I need a program which prints the number of packets in a capture file which uses the pcap format. This number does not seem available in the pcap header (probably because it is written before the capture starts) and it does not seem there is a "footer" in the file, with this information.

So, I believe the only algorithm is to loop over all the packets and sum them. It is in O(N) and, for large traces, quite long.

I post here to see if someone has a cleverer idea?

I tagged with "C" because it is the language I currently use but I believe it is a language-independant issue.

Was it helpful?

Solution

Robert Edmonds, author of pcaputils, mentioned to me that there is already a program doing what I want, capinfos, in the Wireshark package. It displays various indications about a pcap file, including the number of packets it contain.

Reading the code source, it appears to work by walking the whole file, sequentially.

OTHER TIPS

The only way to determine how many packets are in the file is to read the entire file.
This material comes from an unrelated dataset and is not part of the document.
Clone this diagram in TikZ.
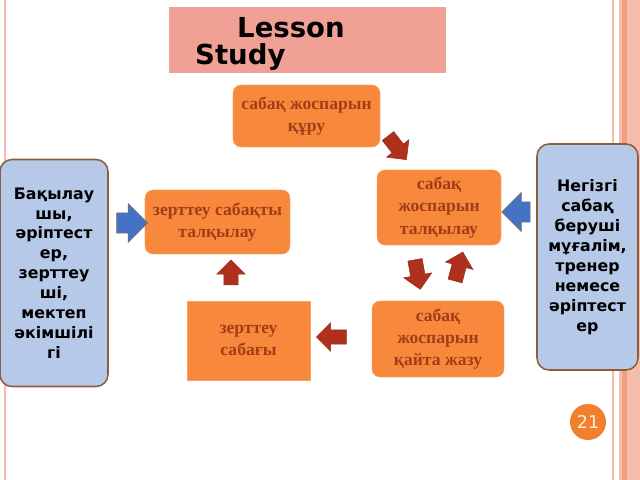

There is, in fact, no packet count in the file header (because the format was designed to be writable in one pass), and there is, in fact, no footer.

If you want the number of Frames in the pcap :

tshark -r test.cap | wc -l

Using capinfos:

capinfos test.cap | grep "Number of packets"| tr -d " " | cut -d ":" -f 2

Using tcpdump:

tcpdump -r test.cap 2>/dev/null| wc -l

So basically, use libpcap, here is an example :

#include <stdio.h>
#include <pcap.h>
#include <stdlib.h>

int main(int argc, char **argv) 
{ 
  unsigned int packet_counter=0;
  struct pcap_pkthdr header; 
  const u_char *packet;

  if (argc < 2) { 
    fprintf(stderr, "Usage: %s <pcap>\n", argv[0]); 
    exit(1); 
  } 

   pcap_t *handle; 
   char errbuf[PCAP_ERRBUF_SIZE];  
   handle = pcap_open_offline(argv[1], errbuf); 

   if (handle == NULL) { 
     fprintf(stderr,"Couldn't open pcap file %s: %s\n", argv[1], errbuf); 
     return(2); 
   } 

   while (packet = pcap_next(handle,&header)) { 

      packet_counter++;

    } 
    pcap_close(handle);


  printf("%d\n", packet_counter);
  return 0;
}

NOTE: you need to install the libpcap headers (on Linux search for libpcap dev/devel package)

Then compile with gcc -o myprogram myprogram.c -lpcap

The only method I know of is to read the file, captured frame by captured frame and increment a "packet counter. There is, however, a small frame header that contains the length of the stored frame, so you could seek forward in the file by that length. It may not be any faster, mind you.

However, if you're interested in doing more than simply count the number of captured frames, it may make sense to read through the data and build a chain of captured frames while counting them, for future use. My PCAP library for Common Lisp does this. It reads "next frame" on an as-needed basis, storing raw frames in a double-linked list for easier future "next/previous" frame navigation, reading more frames from disk as needed. However, the parsing of the frame contents are left to the library user's discretion and isn't enforced by simply reading the frame octets into the data structure.